Michner Alfred note également que « Dans son ouvrage « Description topographique, physique, civile, politique et historique de la partie française de l’isle de Saint-Domingue », Moreau de Saint Méry précise en 1797 que Lisette quitté la plaine ‒qui devait être chanté sur l’air de « que ne suis-je fougère »‒ a été écrit par un certain Duvivier de la Mahotière quarante ans avant, donc, en 1757 ». Michner Alfred conclut son texte en exposant que « Tout compte fait, Lisette quitté la plaine et Evahim et Aza prouvent que la littérature qui s’exprime à travers le créole haïtien existait bien avant la naissance de la littérature haïtienne proprement dite. Qui plus est, ces deux œuvres se présentent en témoins de la genèse du créole, et donc donnent non seulement une idée diachronique sur les structures internes de la langue, mais aussi sur son orthographe qui ‒comparé à aujourd’hui‒ a métamorphosé de fond en comble ». [Le souligné en gras est de RBO]

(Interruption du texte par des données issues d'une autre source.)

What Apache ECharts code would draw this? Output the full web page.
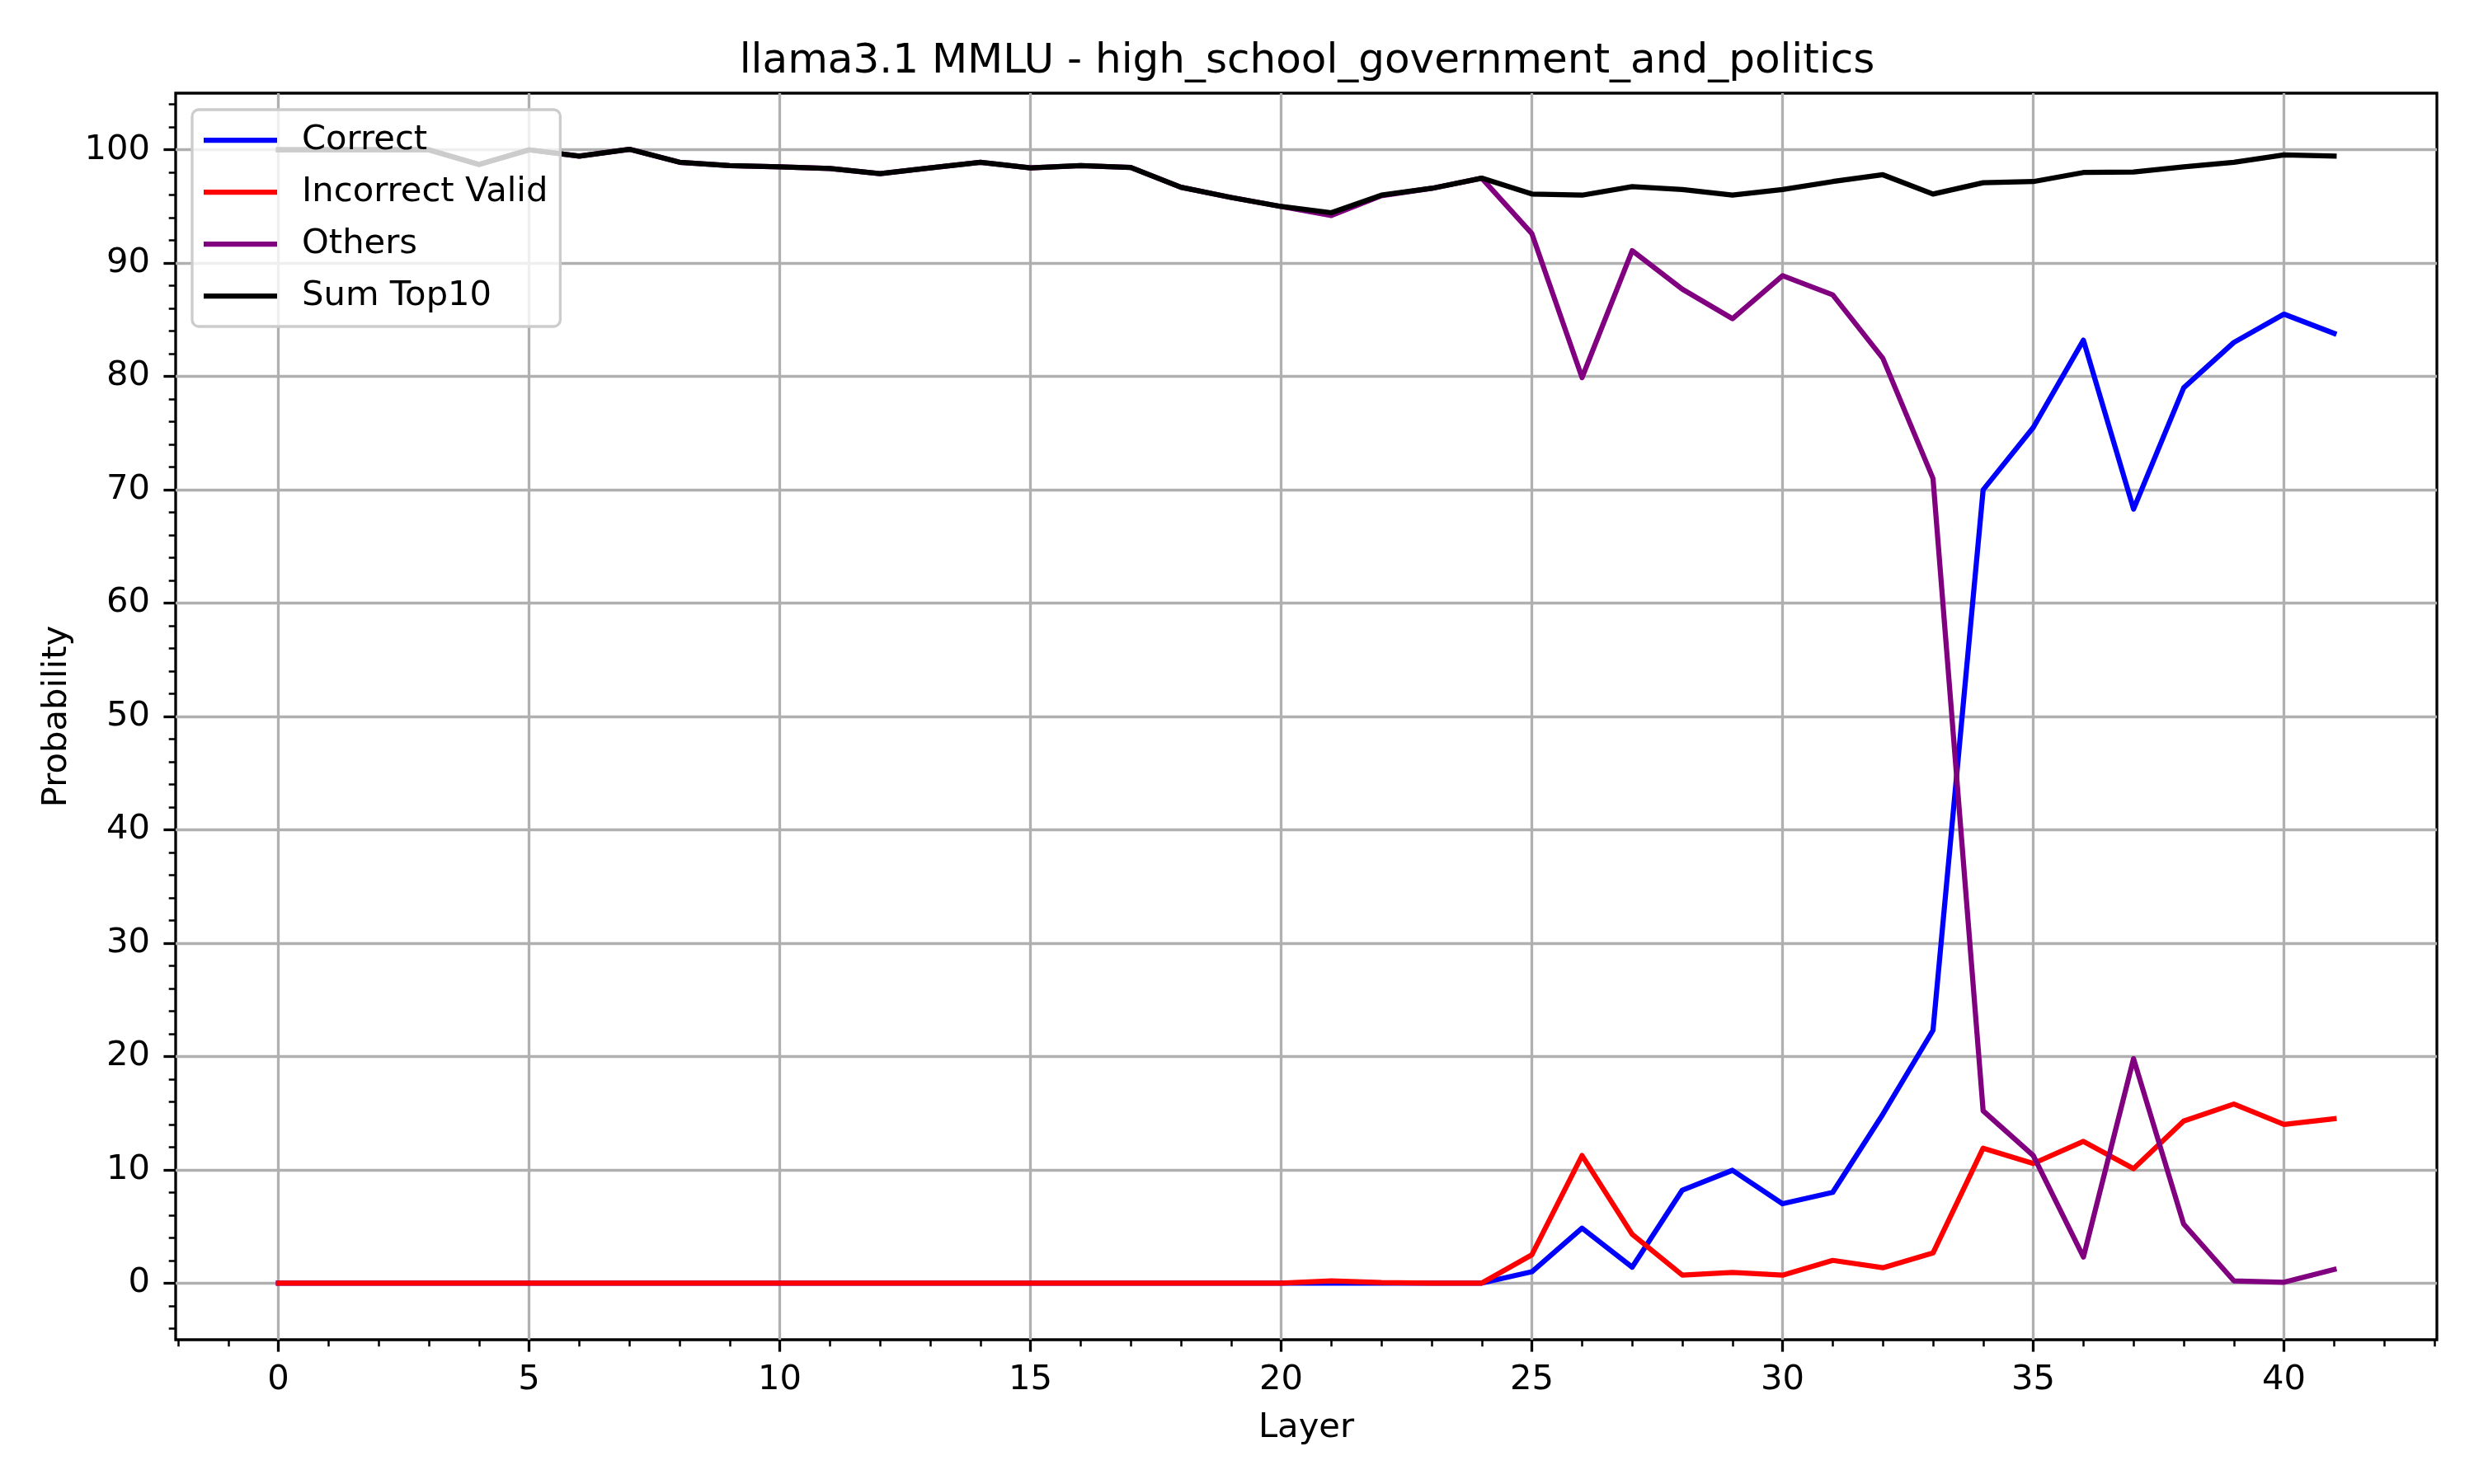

De son côté, la linguiste-créoliste Annegret Bollée, dans une étude très fouillée intitulée « Lexicographie créole : problèmes et perspectives » (Revue française de linguistique appliquée, 2005 / 1, volume X), nous enseigne que « “L’œuvre fondatrice” (Fattier, 1997, 256) de la lexicographie des créoles français, le vocabulaire français-créole dans le Manuel des habitants de Saint-Domingue du missionnaire jésuite S.J. Ducœurjoly (1802), est une source très précieuse pour l’histoire du vocabulaire haïtien. Ce glossaire contenant 395 entrées, suivi de conversations français-créoles, était destiné aux futurs colons de Saint-Domingue. En vue de ce public, le vocabulaire concernant les réalités coloniales (flore, faune, alimentation, culture de la canne, etc.) est privilégié dans la nomenclature (Fattier, 1997, 260) ».
OCTOBRE 2019
Poursuivant l’exploration des grandes dates de l’écrit créole dans son étude « Les grandes dates de la langue créole » (Fondas kreyòl, première version : 27 janvier 2022), Raphaël Confiant précise qu’en « 1801 Napoléon Bonaparte fera publier un grand nombre de proclamations en créole, notamment à Saint-Domingue qu’il tente alors de reconquérir dans le but non-avoué d’y rétablir l’économie sucrière et donc l’esclavage des Noirs. La « Proclamation du 8 novembre 1801 », signée par « Primié consil : Napoléon Bonaparte », commence ainsi : « Paris, 17 brimer, an 10 Répiblique francé, yonn et indivisib, Consils La Répiblique francé a tout zabitans Saint–Domingue : Qui ça vout tout yé, qui couleur vous yé, qui côté papa zot vini, nous pas regardé ça ; nous savé tant selman que zote tout libre, que zote toute égal doubant bon Dié é dans zieur la Répiblique…
Capitaine général Leclerc, que nous voyé pour commandé Saint–Domingue, li méné avec li tout plen navire, tout plen soldat, tout plen canon ; mais pas crère sila–yo qui va di zote que Blanc vlé faire vous esclave encore…».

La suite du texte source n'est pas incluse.